Any doubters that existed—if there ever were any—were silenced once Pike started playing varsity sports.
“Every coach’s dream is to coach a gifted and talented athlete, and that’s really rare,” Wingfield said. “She came to the table with certain skills that were honed by being the youngest in a family of athletes. She’s also a born leader, and she has a passion for her friends and teammates.
“She’s a very principled and obedient child,” he added. “And she doesn’t succumb to peer pressure. She’s a vocal leader, and she’s really blessed to have parents who have always supported her too. I probably won’t have another athlete like her in a long time.”
Pike is still in the decision-making process for college, strongly considering Oklahoma City University, where her brothers, Chris and Chad, played baseball.

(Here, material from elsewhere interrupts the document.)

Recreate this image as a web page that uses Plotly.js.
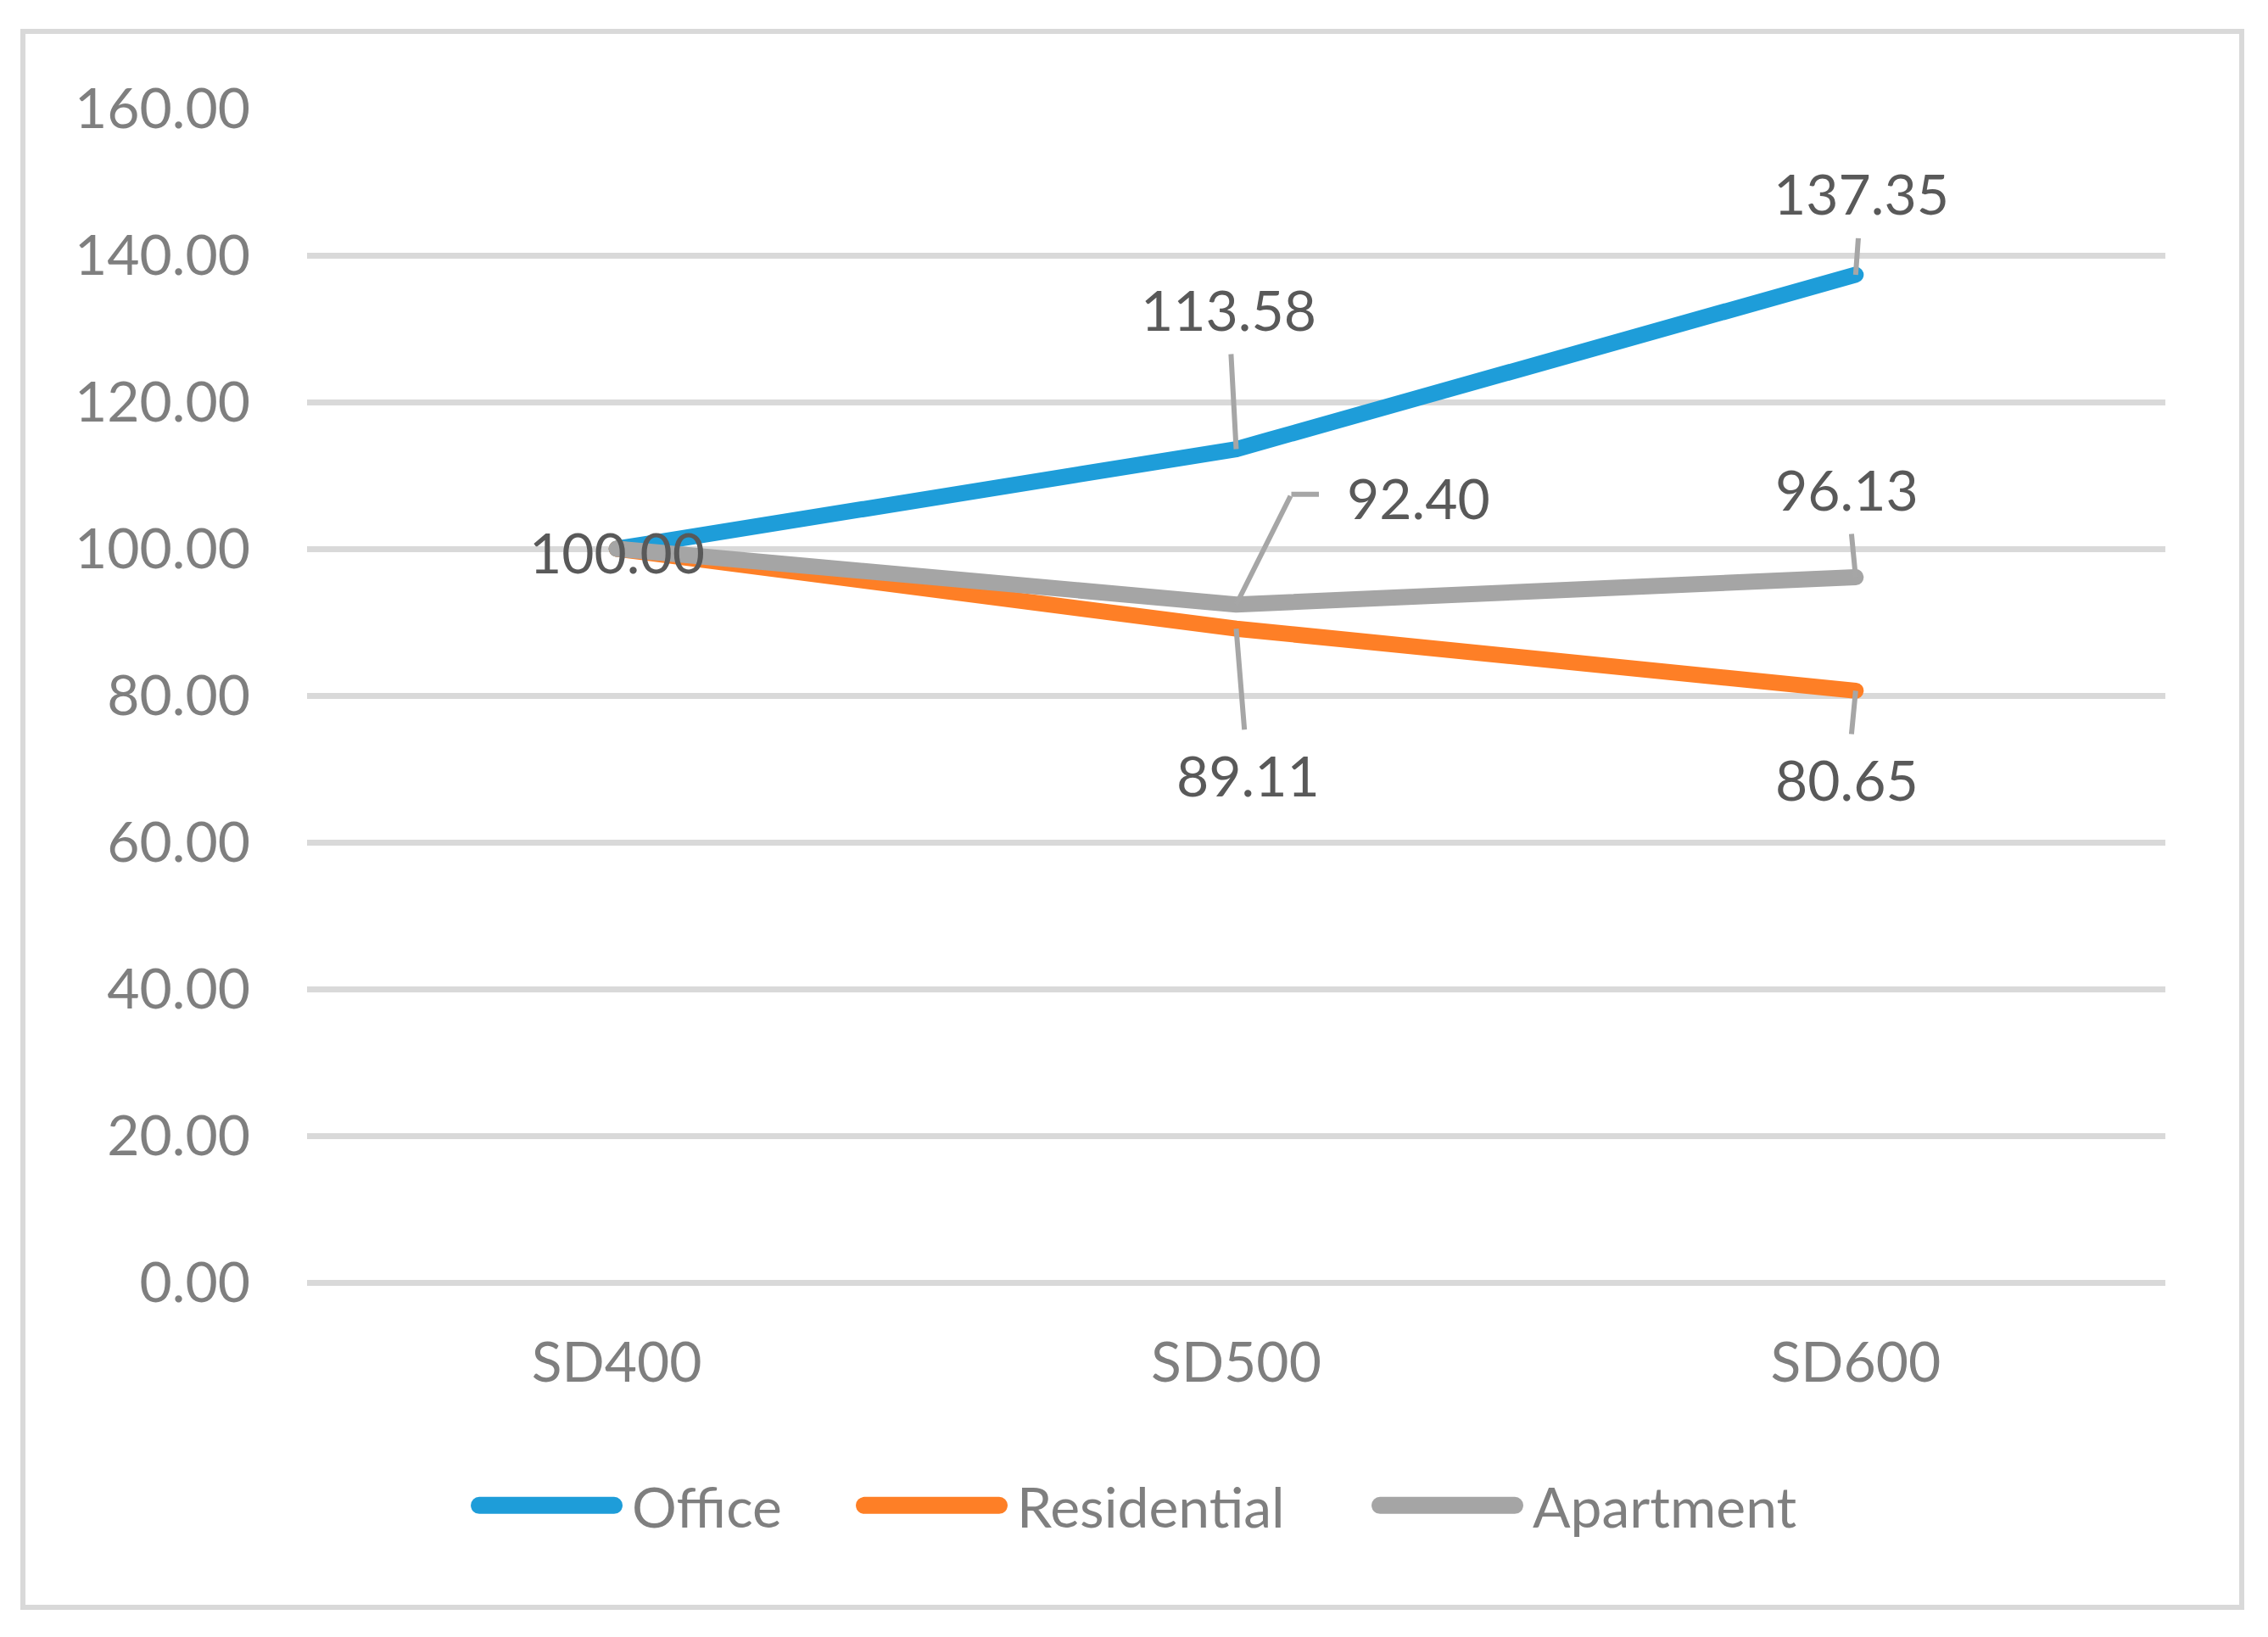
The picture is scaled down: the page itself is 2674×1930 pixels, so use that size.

The school also has a softball team with a winning tradition, and after playing on a high school softball team that made the playoffs once her freshman year, she’d like to get a taste of that kind of atmosphere. She’s also looking into Barry University in Miami and the College of Charleston, and she was already accepted to the University of Tampa and Daytona State. The bottom line for Pike is that she just wants to keep playing the sports she loves. It’s hard to imagine any coach or program not wanting her, not just for her talent, but for the kind of example she sets for her teammates.
In both basketball and softball, Pike was the kind of player who was fully capable of, as the cliché goes, putting the team on her back. And she frequently did, generating much needed scoring or shutting down the opposing team’s top player. That she managed to do this in basketball despite the fact she is usually one of the shortest players on the floor speaks to her uncommon will.
Her contributions in the scorebook will never be her greatest legacy, according to Wingfield. What he says he will remember most about Pike is how she reacted in that final game against Babylon. Knowing the playoffs were no longer an option, Pike still played hard, scoring 14 points, but he said she was most proud to see some of those underclassmen step up and play big roles in the win as well. The Lady Mariners will probably make the playoffs next year, even without Pike, and should be a force for years to come, with the most talented players still only mostly in ninth and tenth grade. She won’t still be on the team, but Pike can say she had a part in that.
“She took the young ones, and really put them under her wings,” Wingfield said. “She showed them by example what it means to leave it all out there. She showed them night after night after night. And they all got better because of her.”